• _Task objective_
Leave out the pictures and restate the rest of the data exactly.

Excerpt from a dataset
• • • • • • •
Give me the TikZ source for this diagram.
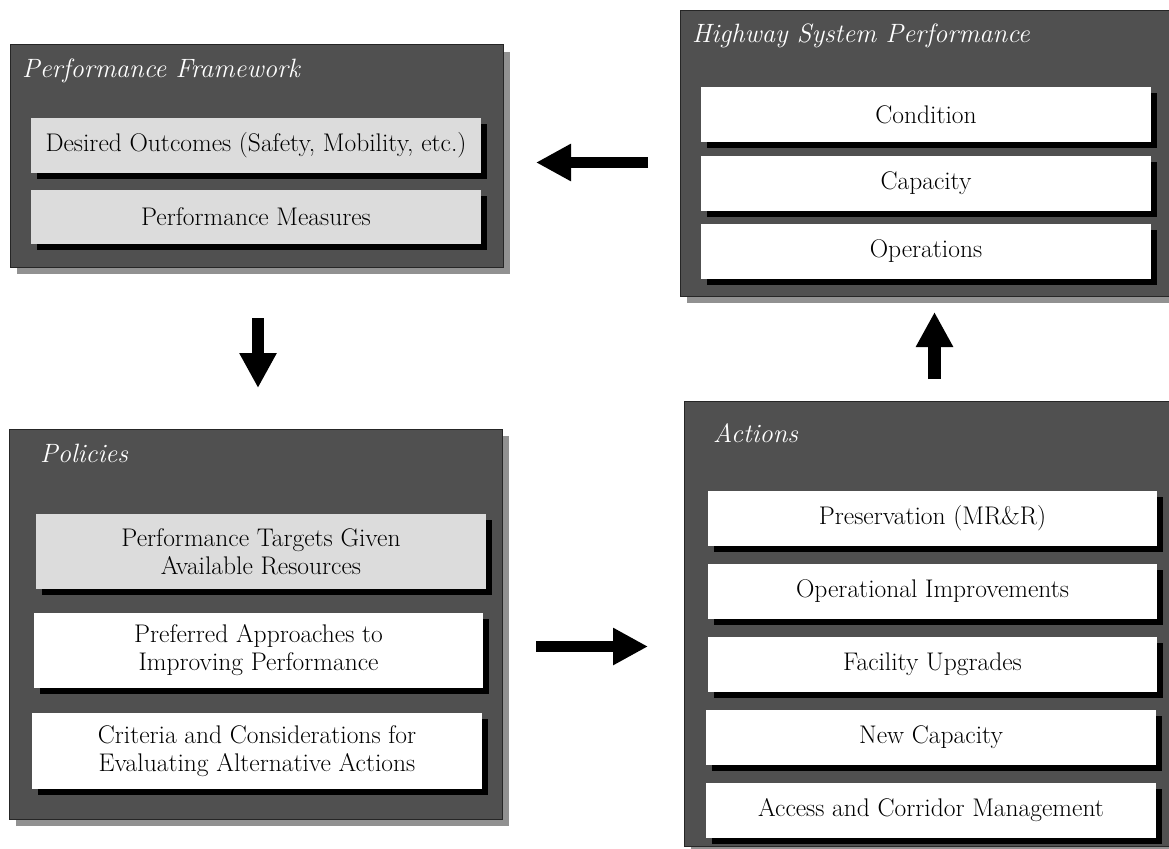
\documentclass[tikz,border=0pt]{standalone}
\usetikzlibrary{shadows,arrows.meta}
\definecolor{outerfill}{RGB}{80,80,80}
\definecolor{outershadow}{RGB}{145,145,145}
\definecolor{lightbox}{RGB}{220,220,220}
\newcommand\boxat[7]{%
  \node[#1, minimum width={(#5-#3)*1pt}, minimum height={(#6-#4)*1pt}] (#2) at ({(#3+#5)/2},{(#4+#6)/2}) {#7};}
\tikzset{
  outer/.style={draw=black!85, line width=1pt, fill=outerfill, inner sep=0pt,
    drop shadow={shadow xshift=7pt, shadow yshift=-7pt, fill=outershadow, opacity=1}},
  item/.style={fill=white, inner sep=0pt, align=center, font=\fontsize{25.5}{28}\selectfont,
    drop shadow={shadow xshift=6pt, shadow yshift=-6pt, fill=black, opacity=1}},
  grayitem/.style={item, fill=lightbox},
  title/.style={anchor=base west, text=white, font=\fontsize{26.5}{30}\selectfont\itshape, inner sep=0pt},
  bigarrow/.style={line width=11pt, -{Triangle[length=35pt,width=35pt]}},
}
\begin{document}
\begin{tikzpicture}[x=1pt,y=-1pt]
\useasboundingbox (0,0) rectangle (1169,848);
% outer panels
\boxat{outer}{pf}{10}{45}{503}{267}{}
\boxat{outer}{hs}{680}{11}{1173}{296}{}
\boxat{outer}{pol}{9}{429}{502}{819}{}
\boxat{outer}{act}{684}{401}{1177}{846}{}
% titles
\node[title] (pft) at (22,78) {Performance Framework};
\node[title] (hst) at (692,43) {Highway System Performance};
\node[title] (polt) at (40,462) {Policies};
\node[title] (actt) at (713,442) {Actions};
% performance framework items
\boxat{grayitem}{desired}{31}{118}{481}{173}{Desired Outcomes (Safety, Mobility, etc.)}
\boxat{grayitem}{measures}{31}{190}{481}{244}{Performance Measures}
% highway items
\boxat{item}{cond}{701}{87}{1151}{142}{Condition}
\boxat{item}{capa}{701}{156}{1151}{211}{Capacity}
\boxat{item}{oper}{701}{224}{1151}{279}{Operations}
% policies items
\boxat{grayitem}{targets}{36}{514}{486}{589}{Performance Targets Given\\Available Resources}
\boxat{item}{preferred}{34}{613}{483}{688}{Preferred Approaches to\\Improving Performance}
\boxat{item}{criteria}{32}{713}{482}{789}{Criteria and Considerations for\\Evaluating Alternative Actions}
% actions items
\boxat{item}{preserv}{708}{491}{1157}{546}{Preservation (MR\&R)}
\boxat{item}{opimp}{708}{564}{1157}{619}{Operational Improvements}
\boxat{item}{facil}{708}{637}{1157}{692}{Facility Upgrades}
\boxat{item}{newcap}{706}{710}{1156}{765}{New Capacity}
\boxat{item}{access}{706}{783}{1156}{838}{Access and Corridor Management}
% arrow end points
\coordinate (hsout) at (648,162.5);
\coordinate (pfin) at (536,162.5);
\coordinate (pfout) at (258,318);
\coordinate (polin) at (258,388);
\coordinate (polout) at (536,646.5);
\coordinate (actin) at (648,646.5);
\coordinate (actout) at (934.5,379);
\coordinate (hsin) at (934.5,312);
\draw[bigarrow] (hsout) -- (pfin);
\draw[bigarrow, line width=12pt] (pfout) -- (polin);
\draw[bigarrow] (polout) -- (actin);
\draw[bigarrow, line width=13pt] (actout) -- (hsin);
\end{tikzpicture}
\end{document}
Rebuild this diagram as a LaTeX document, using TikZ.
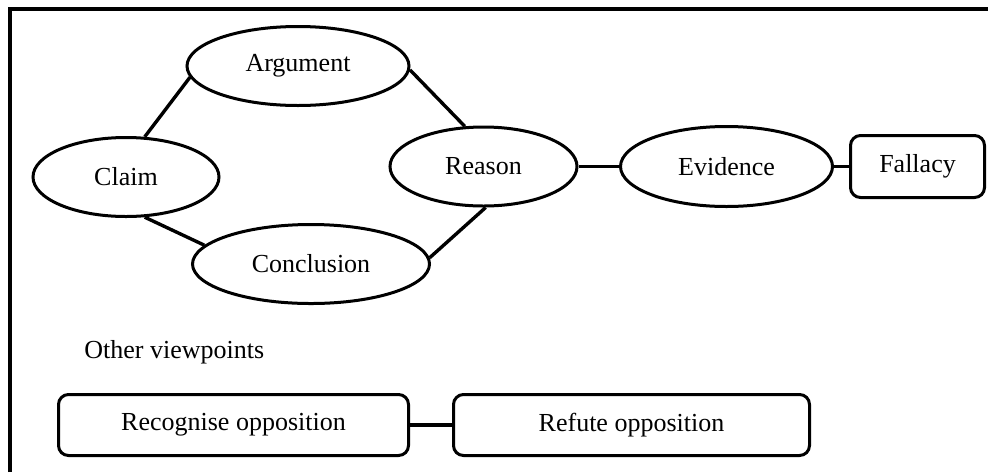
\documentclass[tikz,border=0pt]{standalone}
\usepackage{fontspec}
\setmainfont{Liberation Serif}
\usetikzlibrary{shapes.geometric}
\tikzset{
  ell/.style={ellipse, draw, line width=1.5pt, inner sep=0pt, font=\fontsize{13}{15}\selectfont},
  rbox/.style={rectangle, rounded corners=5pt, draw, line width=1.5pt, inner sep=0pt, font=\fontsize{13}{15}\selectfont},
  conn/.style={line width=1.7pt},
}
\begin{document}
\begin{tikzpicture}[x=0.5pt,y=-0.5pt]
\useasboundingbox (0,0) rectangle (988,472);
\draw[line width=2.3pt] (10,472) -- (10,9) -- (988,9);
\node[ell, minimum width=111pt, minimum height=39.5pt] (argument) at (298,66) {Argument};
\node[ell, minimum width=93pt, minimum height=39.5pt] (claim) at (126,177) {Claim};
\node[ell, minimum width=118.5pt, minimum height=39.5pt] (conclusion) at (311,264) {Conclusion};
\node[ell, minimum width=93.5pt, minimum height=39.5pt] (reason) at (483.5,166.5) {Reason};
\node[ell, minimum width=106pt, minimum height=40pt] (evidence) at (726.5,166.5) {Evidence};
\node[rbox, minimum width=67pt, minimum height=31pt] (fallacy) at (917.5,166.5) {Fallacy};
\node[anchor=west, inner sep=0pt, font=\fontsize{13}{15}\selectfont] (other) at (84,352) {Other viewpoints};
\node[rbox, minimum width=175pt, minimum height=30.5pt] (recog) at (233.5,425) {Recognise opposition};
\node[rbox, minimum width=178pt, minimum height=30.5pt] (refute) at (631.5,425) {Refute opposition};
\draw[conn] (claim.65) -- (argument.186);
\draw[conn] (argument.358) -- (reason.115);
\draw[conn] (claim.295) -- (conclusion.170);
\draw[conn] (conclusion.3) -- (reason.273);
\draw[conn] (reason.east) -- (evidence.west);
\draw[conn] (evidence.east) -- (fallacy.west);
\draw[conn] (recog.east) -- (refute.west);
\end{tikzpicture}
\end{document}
• • • • • • •
• _Written answer_
Give me the TikZ source for this diagram.
\documentclass[tikz,border=0pt]{standalone}
\usetikzlibrary{shadows,arrows.meta}
\definecolor{outerfill}{RGB}{80,80,80}
\definecolor{outershadow}{RGB}{145,145,145}
\definecolor{lightbox}{RGB}{220,220,220}
\newcommand\boxat[7]{%
  \node[#1, minimum width={(#5-#3)*1pt}, minimum height={(#6-#4)*1pt}] (#2) at ({(#3+#5)/2},{(#4+#6)/2}) {#7};}
\tikzset{
  outer/.style={draw=black!85, line width=1pt, fill=outerfill, inner sep=0pt,
    drop shadow={shadow xshift=7pt, shadow yshift=-7pt, fill=outershadow, opacity=1}},
  item/.style={fill=white, inner sep=0pt, align=center, font=\fontsize{25.5}{28}\selectfont,
    drop shadow={shadow xshift=6pt, shadow yshift=-6pt, fill=black, opacity=1}},
  grayitem/.style={item, fill=lightbox},
  title/.style={anchor=base west, text=white, font=\fontsize{26.5}{30}\selectfont\itshape, inner sep=0pt},
  bigarrow/.style={line width=11pt, -{Triangle[length=35pt,width=35pt]}},
}
\begin{document}
\begin{tikzpicture}[x=1pt,y=-1pt]
\useasboundingbox (0,0) rectangle (1169,848);
% outer panels
\boxat{outer}{pf}{10}{45}{503}{267}{}
\boxat{outer}{hs}{680}{11}{1173}{296}{}
\boxat{outer}{pol}{9}{429}{502}{819}{}
\boxat{outer}{act}{684}{401}{1177}{846}{}
% titles
\node[title] (pft) at (22,78) {Performance Framework};
\node[title] (hst) at (692,43) {Highway System Performance};
\node[title] (polt) at (40,462) {Policies};
\node[title] (actt) at (713,442) {Actions};
% performance framework items
\boxat{grayitem}{desired}{31}{118}{481}{173}{Desired Outcomes (Safety, Mobility, etc.)}
\boxat{grayitem}{measures}{31}{190}{481}{244}{Performance Measures}
% highway items
\boxat{item}{cond}{701}{87}{1151}{142}{Condition}
\boxat{item}{capa}{701}{156}{1151}{211}{Capacity}
\boxat{item}{oper}{701}{224}{1151}{279}{Operations}
% policies items
\boxat{grayitem}{targets}{36}{514}{486}{589}{Performance Targets Given\\Available Resources}
\boxat{item}{preferred}{34}{613}{483}{688}{Preferred Approaches to\\Improving Performance}
\boxat{item}{criteria}{32}{713}{482}{789}{Criteria and Considerations for\\Evaluating Alternative Actions}
% actions items
\boxat{item}{preserv}{708}{491}{1157}{546}{Preservation (MR\&R)}
\boxat{item}{opimp}{708}{564}{1157}{619}{Operational Improvements}
\boxat{item}{facil}{708}{637}{1157}{692}{Facility Upgrades}
\boxat{item}{newcap}{706}{710}{1156}{765}{New Capacity}
\boxat{item}{access}{706}{783}{1156}{838}{Access and Corridor Management}
% arrow end points
\coordinate (hsout) at (648,162.5);
\coordinate (pfin) at (536,162.5);
\coordinate (pfout) at (258,318);
\coordinate (polin) at (258,388);
\coordinate (polout) at (536,646.5);
\coordinate (actin) at (648,646.5);
\coordinate (actout) at (934.5,379);
\coordinate (hsin) at (934.5,312);
\draw[bigarrow] (hsout) -- (pfin);
\draw[bigarrow, line width=12pt] (pfout) -- (polin);
\draw[bigarrow] (polout) -- (actin);
\draw[bigarrow, line width=13pt] (actout) -- (hsin);
\end{tikzpicture}
\end{document}
Rebuild this diagram as a LaTeX document, using TikZ.
\documentclass[tikz,border=0pt]{standalone}
\usepackage{fontspec}
\setmainfont{Liberation Serif}
\usetikzlibrary{shapes.geometric}
\tikzset{
  ell/.style={ellipse, draw, line width=1.5pt, inner sep=0pt, font=\fontsize{13}{15}\selectfont},
  rbox/.style={rectangle, rounded corners=5pt, draw, line width=1.5pt, inner sep=0pt, font=\fontsize{13}{15}\selectfont},
  conn/.style={line width=1.7pt},
}
\begin{document}
\begin{tikzpicture}[x=0.5pt,y=-0.5pt]
\useasboundingbox (0,0) rectangle (988,472);
\draw[line width=2.3pt] (10,472) -- (10,9) -- (988,9);
\node[ell, minimum width=111pt, minimum height=39.5pt] (argument) at (298,66) {Argument};
\node[ell, minimum width=93pt, minimum height=39.5pt] (claim) at (126,177) {Claim};
\node[ell, minimum width=118.5pt, minimum height=39.5pt] (conclusion) at (311,264) {Conclusion};
\node[ell, minimum width=93.5pt, minimum height=39.5pt] (reason) at (483.5,166.5) {Reason};
\node[ell, minimum width=106pt, minimum height=40pt] (evidence) at (726.5,166.5) {Evidence};
\node[rbox, minimum width=67pt, minimum height=31pt] (fallacy) at (917.5,166.5) {Fallacy};
\node[anchor=west, inner sep=0pt, font=\fontsize{13}{15}\selectfont] (other) at (84,352) {Other viewpoints};
\node[rbox, minimum width=175pt, minimum height=30.5pt] (recog) at (233.5,425) {Recognise opposition};
\node[rbox, minimum width=178pt, minimum height=30.5pt] (refute) at (631.5,425) {Refute opposition};
\draw[conn] (claim.65) -- (argument.186);
\draw[conn] (argument.358) -- (reason.115);
\draw[conn] (claim.295) -- (conclusion.170);
\draw[conn] (conclusion.3) -- (reason.273);
\draw[conn] (reason.east) -- (evidence.west);
\draw[conn] (evidence.east) -- (fallacy.west);
\draw[conn] (recog.east) -- (refute.west);
\end{tikzpicture}
\end{document}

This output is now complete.